Dramatic moment skydivers set fire to their parachute canopies during jump
Two skydivers dramatically set fire to their parachute canopies as they plummeted towards earth at 120 mph.
Alex Aimard and his pal Petter Jonsson leapt from a plane over Eloy, Arizona, USA, during the daring stunt.
Armed with a petrol doused parachute, the pair pulled out flare guns during their descent – and set fire to their canopies.
Petter, 38, from Sweden, who filmed the risky stunt on a GoPro attached to his body, said: “I was so focused on my task that I didn’t have time to be scared or think about what could have gone wrong.”
His friend Alex, 33, from France, added: “Petter jumped first so when I exited the plane I saw something that I will never forget – a big cloud of smoke made by the explosion of his chute.
“It was like being part of a Rambo movie but for real.”
The pair – both experienced professional skydivers and BASE jumpers – had meticulously planned the dangerous stunt, which took place in January, 2015.
They had been taking part in a two week online project called LTD (Living The Dream), produced by Satori Factory, where a group of pros travelled Utah and Arizona performing skydives.
The potentially deadly fire setting stunt happened on the last day of the trip.
Alex and Petter prepared by dousing their parachutes in petrol.
Then armed with a flare gun and just one single emergency parachute, they leapt from the plane high above the desert.
Pulling the flare guns out, they fired directly at the kerosene soaked canopies – instantly igniting them.
With just seconds to react and release the now flaming parachutes before the fire travelled down cords to their bodies, the pair freed themselves.
Now plummeting to earth at around 120mph in free fall, they can be seen calmly releasing their remaining emergency parachutes – and gliding safely to the ground.
Alex said of the jump: “We struggled with the weather conditions and the project was on hold for a few days due to a strong wind, which gave us plenty of time for preparation.

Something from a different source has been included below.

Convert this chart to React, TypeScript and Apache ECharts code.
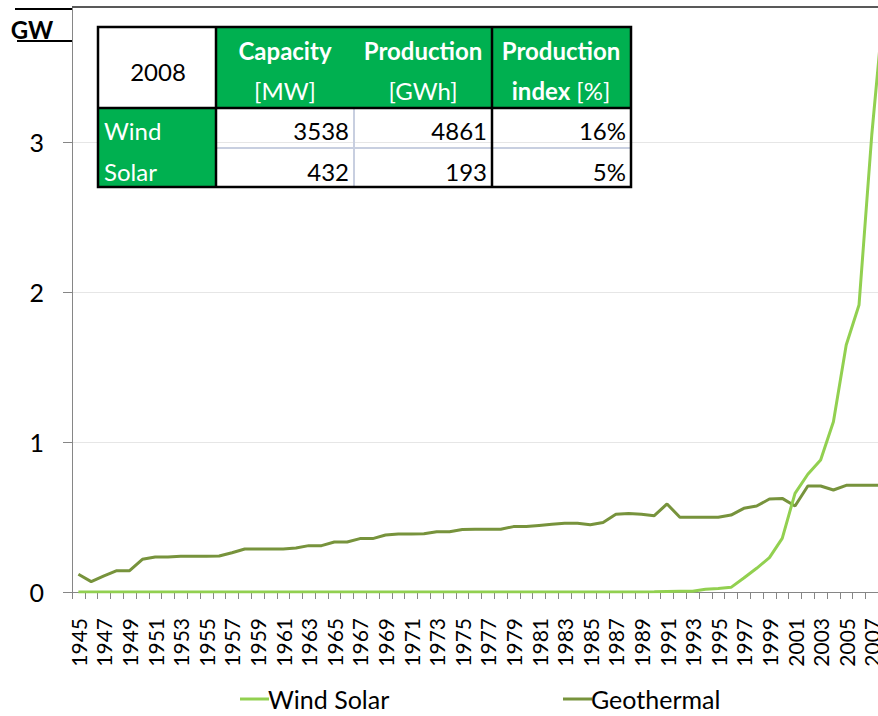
import React, { useEffect, useRef } from "react";
import * as echarts from "echarts";

const years = [
  "1945","1946","1947","1948","1949","1950","1951","1952","1953","1954",
  "1955","1956","1957","1958","1959","1960","1961","1962","1963","1964",
  "1965","1966","1967","1968","1969","1970","1971","1972","1973","1974",
  "1975","1976","1977","1978","1979","1980","1981","1982","1983","1984",
  "1985","1986","1987","1988","1989","1990","1991","1992","1993","1994",
  "1995","1996","1997","1998","1999","2000","2001","2002","2003","2004",
  "2005","2006","2007","2008",
];

const windSolar = [
  0, 0, 0, 0, 0, 0, 0, 0, 0, 0,
  0, 0, 0, 0, 0, 0, 0, 0, 0, 0,
  0, 0, 0, 0, 0, 0, 0, 0, 0, 0,
  0, 0, 0, 0, 0, 0, 0, 0, 0, 0,
  0, 0, 0, 0, 0, 0.001, 0.004, 0.005, 0.005, 0.018,
  0.024, 0.031, 0.093, 0.158, 0.229, 0.358, 0.658, 0.785, 0.88, 1.135,
  1.647, 1.913, 3.05, 3.97,
];

const geothermal = [
  0.118, 0.069, 0.107, 0.142, 0.142, 0.218, 0.233, 0.233, 0.238, 0.238,
  0.238, 0.24, 0.262, 0.287, 0.287, 0.287, 0.287, 0.293, 0.309, 0.309,
  0.333, 0.333, 0.356, 0.356, 0.38, 0.387, 0.387, 0.389, 0.402, 0.402,
  0.416, 0.418, 0.418, 0.418, 0.436, 0.436, 0.444, 0.451, 0.458, 0.458,
  0.449, 0.464, 0.518, 0.524, 0.518, 0.509, 0.587, 0.498, 0.498, 0.498,
  0.498, 0.513, 0.558, 0.573, 0.62, 0.624, 0.573, 0.707, 0.707, 0.68,
  0.711, 0.711, 0.711, 0.711,
];

const yTicks = [0, 1, 2, 3];

const tableYear = "2008";
const tableRowNames = ["Wind", "Solar"];
const capacityMW = [3538, 432];
const productionGWh = [4861, 193];
const productionIndexPct = [16, 5];

const FONT = "Lato";
const GREEN = "#00B050";

function txt(text: string, x: number, y: number, opts: any = {}) {
  const align = opts.align || "center";
  return {
    type: "text",
    x,
    y,
    z: 20,
    style: {
      text,
      fill: opts.fill || "#000",
      font: `${opts.bold ? "bold " : ""}${opts.size || 24}px ${FONT}`,
      align,
      verticalAlign: "middle",
      textAlign: align,
      textVerticalAlign: "middle",
      rich: opts.rich,
    },
  };
}

function ln(x1: number, y1: number, x2: number, y2: number, stroke: string, w: number) {
  return {
    type: "line",
    z: 21,
    shape: { x1, y1, x2, y2 },
    style: { stroke, lineWidth: w },
  };
}

export default function App() {
  const ref = useRef<HTMLDivElement>(null);
  useEffect(() => {
    if (!ref.current) return;
    const chart = echarts.init(ref.current, undefined, { renderer: "svg" });

    const colX = [98, 216, 354, 492, 631];
    const rowY = [27, 108, 148, 187];
    const rowMid = [130, 171];
    const white = "#FFFFFF";

    const graphic: any[] = [
      ln(72, 7, 891, 7, "#595959", 2),
      ln(15, 9, 72, 9, "#000", 2),
      ln(17, 41, 72, 41, "#000", 2),
      txt("GW", 32, 29, { bold: true, size: 24 }),
      {
        type: "rect",
        z: 19,
        shape: { x: colX[1], y: rowY[0], width: colX[4] - colX[1], height: rowY[1] - rowY[0] },
        style: { fill: GREEN },
      },
      {
        type: "rect",
        z: 19,
        shape: { x: colX[0], y: rowY[1], width: colX[1] - colX[0], height: rowY[3] - rowY[1] },
        style: { fill: GREEN },
      },
      ln(colX[2], rowY[1], colX[2], rowY[3], "#C8CFE0", 2),
      ln(colX[1], rowY[2], colX[4], rowY[2], "#C8CFE0", 2),
      {
        type: "rect",
        z: 22,
        shape: { x: colX[0], y: rowY[0], width: colX[4] - colX[0], height: rowY[3] - rowY[0] },
        style: { fill: "none", stroke: "#000", lineWidth: 2.5 },
      },
      { ...ln(colX[1], rowY[0], colX[1], rowY[3], "#000", 2.5), z: 22 },
      { ...ln(colX[3], rowY[0], colX[3], rowY[3], "#000", 2.5), z: 22 },
      { ...ln(colX[0], rowY[1], colX[4], rowY[1], "#000", 2.5), z: 22 },
      txt(tableYear, 158, 71, { size: 24 }),
      txt("Capacity", 285, 50, { bold: true, fill: white }),
      txt("[MW]", 285, 90, { fill: white }),
      txt("Production", 423, 50, { bold: true, fill: white }),
      txt("[GWh]", 423, 90, { fill: white }),
      txt("Production", 561, 50, { bold: true, fill: white }),
      txt("{b|index} {n|[%]}", 561, 90, {
        fill: white,
        rich: {
          b: { fill: white, font: `bold 24px ${FONT}` },
          n: { fill: white, font: `24px ${FONT}` },
        },
      }),
    ];

    tableRowNames.forEach((name, i) => {
      graphic.push(txt(name, 104, rowMid[i], { align: "left", fill: white }));
      graphic.push(txt(String(capacityMW[i]), 349, rowMid[i], { align: "right" }));
      graphic.push(txt(String(productionGWh[i]), 487, rowMid[i], { align: "right" }));
      graphic.push(txt(productionIndexPct[i] + "%", 626, rowMid[i], { align: "right" }));
    });

    const legendText = {
      fontFamily: FONT,
      fontSize: 25,
      color: "#000",
      lineHeight: 28,
      padding: [0, 0, 0, -6],
    };

    chart.setOption({
      animation: false,
      grid: { left: 72, top: 7, right: 0, bottom: 124, containLabel: false },
      xAxis: {
        type: "category",
        data: years,
        boundaryGap: true,
        axisLine: { show: true, lineStyle: { color: "#868686", width: 1 } },
        axisTick: { show: true, interval: 0, length: 7, lineStyle: { color: "#868686" } },
        axisLabel: {
          interval: 1,
          rotate: 90,
          margin: 26,
          color: "#000",
          fontFamily: FONT,
          fontSize: 21,
        },
        splitLine: { show: false },
      },
      yAxis: {
        type: "value",
        min: 0,
        max: 3.9,
        interval: 1,
        axisLine: { show: true, lineStyle: { color: "#868686", width: 1 } },
        axisTick: { show: true, length: 9, lineStyle: { color: "#868686" } },
        axisLabel: {
          margin: 28,
          color: "#000",
          fontFamily: FONT,
          fontSize: 25,
          showMaxLabel: false,
          formatter: (v: number) => (yTicks.indexOf(v) >= 0 ? String(v) : ""),
        },
        splitLine: { show: true, lineStyle: { color: "#E6E6E6", width: 1 } },
      },
      legend: [
        {
          data: ["Wind Solar"],
          left: 235,
          top: 680,
          icon: "rect",
          itemWidth: 29,
          itemHeight: 3,
          itemGap: 0,
          textStyle: legendText,
        },
        {
          data: ["Geothermal"],
          left: 558,
          top: 680,
          icon: "rect",
          itemWidth: 29,
          itemHeight: 3,
          itemGap: 0,
          textStyle: legendText,
        },
      ],
      series: [
        {
          name: "Wind Solar",
          type: "line",
          data: windSolar,
          symbol: "none",
          showSymbol: false,
          z: 3,
          color: "#92D050",
          lineStyle: { color: "#92D050", width: 3 },
        },
        {
          name: "Geothermal",
          type: "line",
          data: geothermal,
          symbol: "none",
          showSymbol: false,
          z: 2,
          color: "#77933C",
          lineStyle: { color: "#77933C", width: 3 },
        },
      ],
      graphic,
    });

    return () => chart.dispose();
  }, []);

  return (
    <div
      style={{
        position: "absolute",
        left: 0,
        top: 0,
        width: 878,
        height: 716,
        overflow: "hidden",
        background: "#fff",
      }}
    >
      <div ref={ref} style={{ width: 891, height: 716 }} />
    </div>
  );
}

“When the wind finally slowed down, everything happened in a couple of hours.
“Skydiving itself is not without danger and flying in a plane with two big buckets full of gas and two flare guns doesn’t decrease the risk.
“You can imagine a lot of things going wrong but with fine tuned preparation there was no room for doubt or uncontrolled fear.
“We had lots of guidance from Steve Curtis. Steve is what I would call an absolute legend, his experience was the key to executer the stunt in a safe and successful way.”
The stunt received lot sod positive feedback from fellow professionals, but there was some online criticism.
Alex explained: “Globally the response was very positive, but we got a couple of messages complaining about the pollution and how immature it was to do that.
“And I kind of agree, I guess this is why it was so much fun.”